DESCONSTRUÇÃO >> Carla Dias >>


É um engasgo dos mais engasgados que já sentiu.

Está ali, olhar fixo no dele, aquele que passou a vida a cortejá-la em silêncio. Sabe como? Com os lábios secos, pelos eriçados, olhar que já encontrou o alvo dos primeiros toques, eles que nunca aconteceram. Foram calados pela espera. E ela foi corrosiva, imperdoável, rancorosa.

Agora, ali estão: sentados um de cara com o outro, à mesinha capenga do bar da Dona Odete. Entre eles, cerveja e suco de caju, mais uns petiscos que não a interessam em nada.

Ele ainda olha para ela daquele jeito profundo, cativante e, em tom de desnudamento, de fazer muitas corarem. Não ela. Não mais.  Ela dá de ombros, explicitando o desapontamento empoçado em seu espírito que, por tanto tempo, sentiu-se pronto para aceitá-lo.
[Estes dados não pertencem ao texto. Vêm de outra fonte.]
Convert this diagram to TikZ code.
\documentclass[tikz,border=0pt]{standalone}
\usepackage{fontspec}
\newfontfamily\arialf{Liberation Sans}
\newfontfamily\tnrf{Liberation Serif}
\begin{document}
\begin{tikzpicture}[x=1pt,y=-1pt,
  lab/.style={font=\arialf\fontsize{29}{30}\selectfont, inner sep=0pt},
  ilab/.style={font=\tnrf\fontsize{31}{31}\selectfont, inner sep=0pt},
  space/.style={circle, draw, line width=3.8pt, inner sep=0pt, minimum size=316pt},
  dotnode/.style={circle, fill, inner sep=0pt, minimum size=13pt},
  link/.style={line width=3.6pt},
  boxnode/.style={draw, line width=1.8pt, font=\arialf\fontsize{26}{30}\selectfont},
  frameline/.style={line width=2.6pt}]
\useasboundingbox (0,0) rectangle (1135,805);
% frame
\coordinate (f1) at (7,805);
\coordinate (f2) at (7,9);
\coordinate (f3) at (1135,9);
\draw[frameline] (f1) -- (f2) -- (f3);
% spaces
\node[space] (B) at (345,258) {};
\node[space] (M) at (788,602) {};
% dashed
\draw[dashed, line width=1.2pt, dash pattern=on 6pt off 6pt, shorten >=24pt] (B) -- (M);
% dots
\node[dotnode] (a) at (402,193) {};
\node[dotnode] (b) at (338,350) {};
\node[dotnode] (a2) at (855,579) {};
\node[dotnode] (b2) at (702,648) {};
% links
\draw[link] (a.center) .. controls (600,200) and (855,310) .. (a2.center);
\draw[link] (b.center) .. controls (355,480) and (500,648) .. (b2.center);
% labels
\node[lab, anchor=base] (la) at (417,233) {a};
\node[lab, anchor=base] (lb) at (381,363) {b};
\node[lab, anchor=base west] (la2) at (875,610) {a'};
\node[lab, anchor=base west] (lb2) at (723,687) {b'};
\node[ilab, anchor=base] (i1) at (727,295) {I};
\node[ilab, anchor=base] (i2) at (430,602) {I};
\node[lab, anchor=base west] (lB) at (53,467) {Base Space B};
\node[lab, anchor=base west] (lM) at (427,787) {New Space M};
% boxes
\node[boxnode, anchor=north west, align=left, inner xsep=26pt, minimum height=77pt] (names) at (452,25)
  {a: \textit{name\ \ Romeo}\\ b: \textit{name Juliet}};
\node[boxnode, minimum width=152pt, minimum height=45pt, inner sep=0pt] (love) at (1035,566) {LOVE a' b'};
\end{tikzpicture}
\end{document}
Agora, sente-se antiga demais para tal aventura.

Então, que desengasga e engata um “não”. Ele murcha, como ela costumava murchar a cada vez que eles se despediam sem que ele pedisse para ela ficar.

Ela sorri, infeliz.

Imagem: Sous les Oliviers, Coquetterie © Francis Picabia

carladias.com

Comentários

Anônimo disse…
"... mesinha capenga do bar da dona Odete." Onde, que beco, que rua mixuruca, será que fica este bar da dona Odete?

Genial!

Abraços,
Enio
Carla Dias disse…
Ah, Enio, o bar da Dona odete fica no instante da contemplação pré desfecho inesperado. Beijo!